The one-step process requires more active catalysts compared to the prepolymer method. A common catalyst system consists of organotin compounds and tertiary amines. Although dibutyltin dilaurate was historically used, it can cause thermal oxidation and accelerate ether bond cleavage, leading to polymer degradation. Therefore, stannous octoate is now commonly used, which also leads to higher compression strength in the final foam. The right combination of catalysts allows for control over foam porosity, pore size, and compression resistance.

⑥Silicone Foam Stabilizers

Silicone foam stabilizers reduce surface tension, allowing the foam wall to maintain elasticity and prevent rupture. They also help control pore size and uniformity. They are essential in one-step polyether foam production. Early stabilizers were block copolymers of siloxane and polyoxyalkylene, which were prone to hydrolysis. Now, more stable products are available that do not degrade as easily in the foaming process.
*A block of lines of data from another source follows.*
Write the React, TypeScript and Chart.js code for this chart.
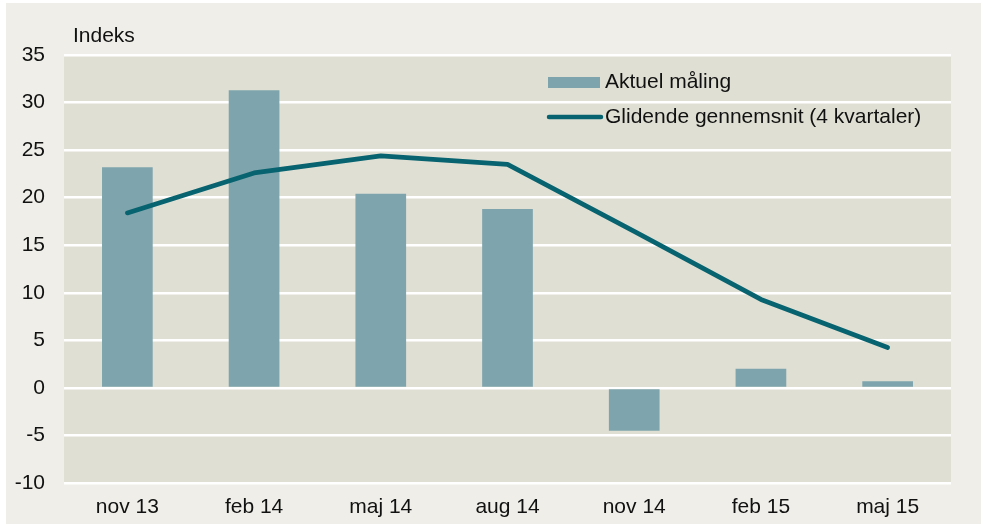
import React, { useEffect, useRef } from "react";
import { Chart, registerables } from "chart.js";

Chart.register(...registerables);

const categories = ["nov 13", "feb 14", "maj 14", "aug 14", "nov 14", "feb 15", "maj 15"];
const aktuelMaaling = [23.2, 31.3, 20.4, 18.8, -4.5, 2.0, 0.7];
const glidendeGennemsnit = [18.4, 22.6, 24.4, 23.5, 16.45, 9.3, 4.25];
const seriesNames = ["Aktuel måling", "Glidende gennemsnit (4 kvartaler)"];
const yAxisLabel = "Indeks";
const yMin = -10;
const yMax = 35;
const yStep = 5;

const FONT = "'Liberation Sans', Arial, Helvetica, sans-serif";
const PAGE_BG = "#efeee8";
const PLOT_BG = "#e0dfd4";
const BAR_COLOR = "#7ea4ad";
const LINE_COLOR = "#07636f";
const TEXT_COLOR = "#111111";

const decorPlugin = {
  id: "decor",
  beforeDraw(chart: any) {
    const { ctx, chartArea, width, height } = chart;
    ctx.save();
    ctx.fillStyle = "#ffffff";
    ctx.fillRect(0, 0, width, height);
    ctx.fillStyle = PAGE_BG;
    ctx.fillRect(6, 3, width - 6, height - 3);
    ctx.fillStyle = PLOT_BG;
    ctx.fillRect(chartArea.left, chartArea.top, chartArea.right - chartArea.left, chartArea.bottom - chartArea.top);
    ctx.restore();
  },
  afterDraw(chart: any) {
    const { ctx, chartArea } = chart;
    ctx.save();
    ctx.fillStyle = TEXT_COLOR;
    ctx.font = `21px ${FONT}`;
    ctx.textAlign = "left";
    ctx.textBaseline = "alphabetic";
    ctx.fillText(yAxisLabel, chartArea.left + 9, 42);

    // legend
    const lx = chartArea.left + 484;
    const ds = chart.data.datasets;
    ctx.fillStyle = BAR_COLOR;
    ctx.fillRect(lx, 77, 52, 11);
    ctx.fillStyle = TEXT_COLOR;
    ctx.textBaseline = "middle";
    ctx.fillText(ds[0].label, lx + 57, 82);

    ctx.strokeStyle = LINE_COLOR;
    ctx.lineWidth = 4.5;
    ctx.lineCap = "round";
    ctx.beginPath();
    ctx.moveTo(lx + 1, 117);
    ctx.lineTo(lx + 53, 117);
    ctx.stroke();
    ctx.fillText(ds[1].label, lx + 57, 117);
    ctx.restore();
  },
};

export default function App() {
  const canvasRef = useRef<HTMLCanvasElement | null>(null);

  useEffect(() => {
    document.body.style.margin = "0";
    const canvas = canvasRef.current;
    if (!canvas) return;
    const chart = new Chart(canvas, {
      data: {
        labels: categories,
        datasets: [
          {
            type: "bar",
            label: seriesNames[0],
            data: aktuelMaaling,
            backgroundColor: BAR_COLOR,
            borderWidth: 0,
            barPercentage: 0.4,
            categoryPercentage: 1,
            order: 2,
          },
          {
            type: "line",
            label: seriesNames[1],
            data: glidendeGennemsnit,
            borderColor: LINE_COLOR,
            backgroundColor: LINE_COLOR,
            borderWidth: 4.7,
            borderCapStyle: "round",
            borderJoinStyle: "round",
            pointRadius: 0,
            pointHoverRadius: 0,
            tension: 0,
            fill: false,
            order: 1,
          },
        ],
      } as any,
      options: {
        responsive: false,
        animation: false,
        layout: { padding: { top: 55, right: 30, left: 0, bottom: 0 } },
        plugins: {
          legend: { display: false },
          tooltip: { enabled: false },
          title: { display: false },
        },
        scales: {
          x: {
            grid: { display: false, drawTicks: false },
            border: { display: false },
            ticks: {
              color: TEXT_COLOR,
              font: { family: FONT, size: 21 },
              padding: 12,
              maxRotation: 0,
            },
            afterFit(scale: any) {
              scale.height = 41;
            },
          },
          y: {
            min: yMin,
            max: yMax,
            grid: {
              color: "#ffffff",
              lineWidth: 2.5,
              drawTicks: false,
            },
            border: { display: false },
            ticks: {
              stepSize: yStep,
              color: TEXT_COLOR,
              font: { family: FONT, size: 21 },
              padding: 19,
            },
            afterFit(scale: any) {
              scale.width = 64;
            },
          },
        },
      } as any,
      plugins: [decorPlugin],
    });
    return () => chart.destroy();
  }, []);

  return (
    <canvas
      ref={canvasRef}
      width={981}
      height={524}
      style={{ display: "block", width: 981, height: 524 }}
    />
  );
}
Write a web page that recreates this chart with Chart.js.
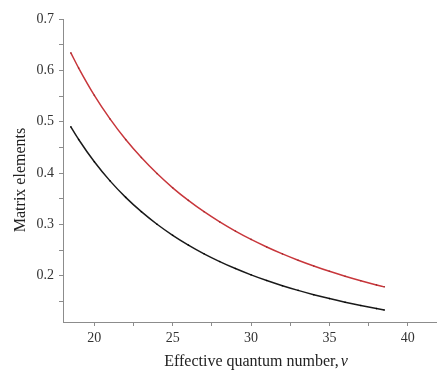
<!DOCTYPE html>
<html>
<head>
<meta charset="utf-8">
<script src="https://cdn.jsdelivr.net/npm/chart.js@4/dist/chart.umd.min.js"></script>
<style>
html,body{margin:0;padding:0;background:#fff;}
#wrap{width:440px;height:371px;position:relative;}
</style>
</head>
<body>
<div id="wrap"><canvas id="c" width="440" height="371"></canvas></div>
<script>
const nu = [18.5,19,20,21,22,23,24,25,26,27,28,29,30,31,32,33,34,35,36,37,38,38.5];
const redSeries = [0.634,0.6044,0.5513,0.5054,0.4652,0.4301,0.3990,0.3713,0.3468,0.3247,0.3049,0.2870,0.2708,0.2561,0.2426,0.2303,0.2191,0.2087,0.1992,0.1904,0.1822,0.1784];
const blackSeries = [0.490,0.4654,0.4220,0.3848,0.3527,0.3248,0.3003,0.2788,0.2598,0.2428,0.2277,0.2141,0.2018,0.1908,0.1807,0.1716,0.1632,0.1556,0.1486,0.1421,0.1361,0.1333];
const xTicks = [20,22.5,25,27.5,30,32.5,35,37.5,40];
const xLabels = ['20','','25','','30','','35','','40'];
const yTicks = [0.15,0.2,0.25,0.3,0.35,0.4,0.45,0.5,0.55,0.6,0.65,0.7];
const yLabels = ['','0.2','','0.3','','0.4','','0.5','','0.6','','0.7'];
const xTitle = 'Effective quantum number,';
const xTitleSym = 'ν';
const yTitle = 'Matrix elements';

const toPts = (xs, ys) => xs.map((x,i)=>({x:x,y:ys[i]}));
const FONT = "'Liberation Serif', 'DejaVu Serif', serif";
const AX = '#8c8c8c';

const titles = {
  id:'titles',
  afterDraw(chart){
    const ctx = chart.ctx, ca = chart.chartArea;
    ctx.save();
    ctx.fillStyle = '#222';
    ctx.textBaseline = 'middle';
    ctx.font = "16px " + FONT;
    const w1 = ctx.measureText(xTitle).width;
    ctx.font = "italic 16px " + FONT;
    const w2 = ctx.measureText(xTitleSym).width;
    const cx = 256;
    let x0 = cx - (w1 + w2 + 2)/2;
    ctx.textAlign = 'left';
    ctx.font = "16px " + FONT;
    ctx.fillText(xTitle, x0, 362);
    ctx.font = "italic 16px " + FONT;
    ctx.fillText(xTitleSym, x0 + w1 + 2, 362);
    ctx.translate(21, 180);
    ctx.rotate(-Math.PI/2);
    ctx.textAlign = 'center';
    ctx.font = "16px " + FONT;
    ctx.fillText(yTitle, 0, 0);
    ctx.restore();
  }
};

new Chart(document.getElementById('c'), {
  type: 'line',
  data: {
    datasets: [
      {data: toPts(nu, redSeries), borderColor:'#c8363b', borderWidth:1.5, pointRadius:0.8, pointBackgroundColor:'#a02a2e', pointBorderWidth:0, cubicInterpolationMode:'monotone', fill:false},
      {data: toPts(nu, blackSeries), borderColor:'#1a1a1a', borderWidth:1.5, pointRadius:0.8, pointBackgroundColor:'#000', pointBorderWidth:0, cubicInterpolationMode:'monotone', fill:false}
    ]
  },
  options: {
    responsive:false, animation:false, devicePixelRatio:1,
    layout:{padding:{top:19,right:0,left:0,bottom:0}},
    plugins:{legend:{display:false}, tooltip:{enabled:false}},
    scales:{
      x:{type:'linear', min:18, max:41.8,
        afterBuildTicks: s => { s.ticks = xTicks.map(v=>({value:v})); },
        afterFit: s => { s.height = 49; },
        ticks:{callback:(v,i)=>xLabels[i], font:{family:FONT,size:14}, color:'#333', padding:4, maxRotation:0, autoSkip:false},
        grid:{drawOnChartArea:false, tickLength:4, tickColor:AX},
        border:{color:AX, width:1}
      },
      y:{type:'linear', min:0.11, max:0.7,
        afterBuildTicks: s => { s.ticks = yTicks.map(v=>({value:v})); },
        afterFit: s => { s.width = 63; },
        ticks:{callback:(v,i)=>yLabels[i], font:{family:FONT,size:14}, color:'#333', padding:5, autoSkip:false},
        grid:{drawOnChartArea:false, tickLength:4, tickColor:AX},
        border:{color:AX, width:1}
      }
    }
  },
  plugins:[titles]
});
</script>
</body>
</html>
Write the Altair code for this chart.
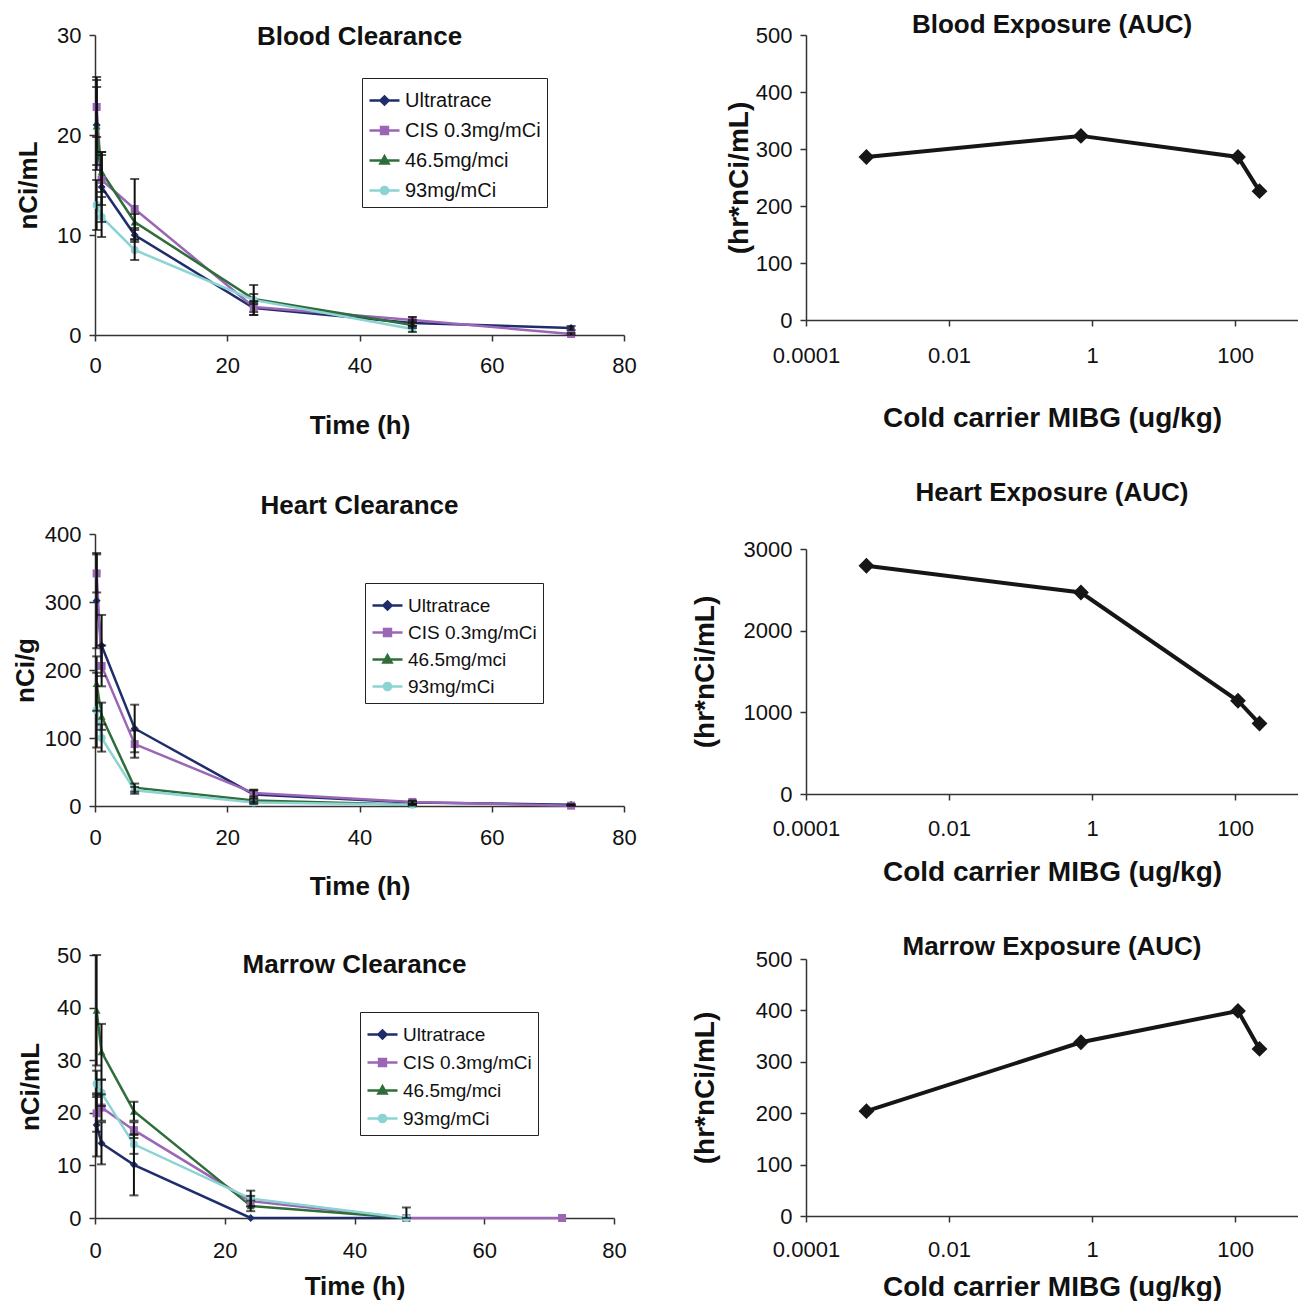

⑦Fillers and Other Additives

Fillers such as precipitated calcium carbonate or other inorganic materials can improve the compressive strength of flexible foams. However, this method is less commonly used in practice, as foams containing fillers tend to soften after long-term use due to fatigue. Other additives, such as antioxidants, anti-static agents, flame retardants, UV absorbers, and pigments, can be added depending on the final product requirements.